Talk with your IT/security/DevOps team to figure out who the security approval should be sent to. Typically this is the Head of information security, or the person in charge of the security questionnaire.

Once they have the budget, stakeholders would kick the purchase request to security next. It’s important to understand what’s required for the OK from security (i.e. SOC 2 compliance, SSO requirements, who fills out the security questionnaire, lead time, etc.).

4. Legal

Lastly, work with the legal team to understand who the approver is for contract reviews and redlining. This may be internal or outsourced general counsel or an outsourced council.

Legal tends to be the biggest bottleneck in the buying process and takes the most time to get through, which is why we suggest waiting until budget and security is approved before a stakeholder approaches legal. It’s also important to understand lead time that Legal requires (i.e. how many weeks of runway do they need).

Avoid too many approvers. A more traditional organization like a bank will have more approvers than a startup tech company, but in general, the four yes’s work across industries. The quicker you can buy, the better price you’ll get and the faster your stakeholders can get the products they need to be successful.

Step 2: Identify timelines and cost implications

An ideal buying process is an organized set of steps for both net new software purchases and renewals. Documenting this process internally and making sure stakeholders are aware will save both sides of the software negotiation lots of time.
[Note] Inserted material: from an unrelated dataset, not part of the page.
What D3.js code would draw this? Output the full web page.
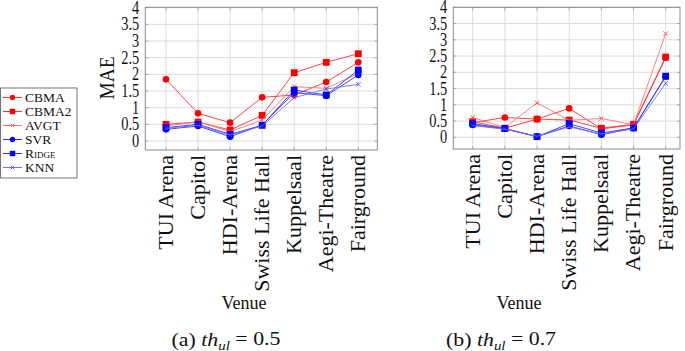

We suggest:

  1. The SaaS management owner should reach out to the tool stakeholder 90-120 days in advance of their purchase, especially in the case of an auto-renewal to gain the most leverage.
  2. The SaaS management owner should reach out to the tool stakeholder 90-120 days in advance of their purchase, especially in the case of an auto-renewal to gain the most leverage.

“Evaluating” is the key term here. SaaS companies assume customers will pay more for their product year over year. This term indicates you’re going to take their proposal to market to get competing bids.

Step 3: Stakeholders should evaluate software before asking for a budget

If you’re the head of finance, ask stakeholders what else they evaluated and what each tool costs. Stakeholders should be able to articulate at least three competing products, their major pros and cons, how it will help drive revenue, and what effect it will have on expenses, if any.

A standard approach to buying new software is three bids and buy, meaning get at least three suppliers bidding before signing a contract. In general, it’s bad practice to buy anything new without it being competitive.

Regardless of if a company loves Mixpanel, for example, it must be competitive with Heap and Amplitude. Make sure the salesperson you’re working with knows that they’re competing for your business.

Step 4: Identify spend thresholds and bring everyone together

Depending on the spend threshold that you determine, the stakeholder may have to seek approval from additional people. For example, you could have VPs approve anything under $100k and CFOs handle anything above $100k.

We recommend setting a threshold that allows for the people you’ve hired to use good judgment. Similar to the number of approvers, the lower the spend threshold, the harder it is for people to buy products that will help them get their jobs done faster.

Once you’re ready to sign, getting all approvers on a single email or Slack thread is paramount in moving quickly and getting everyone signed off and aligned on the final purchase decision.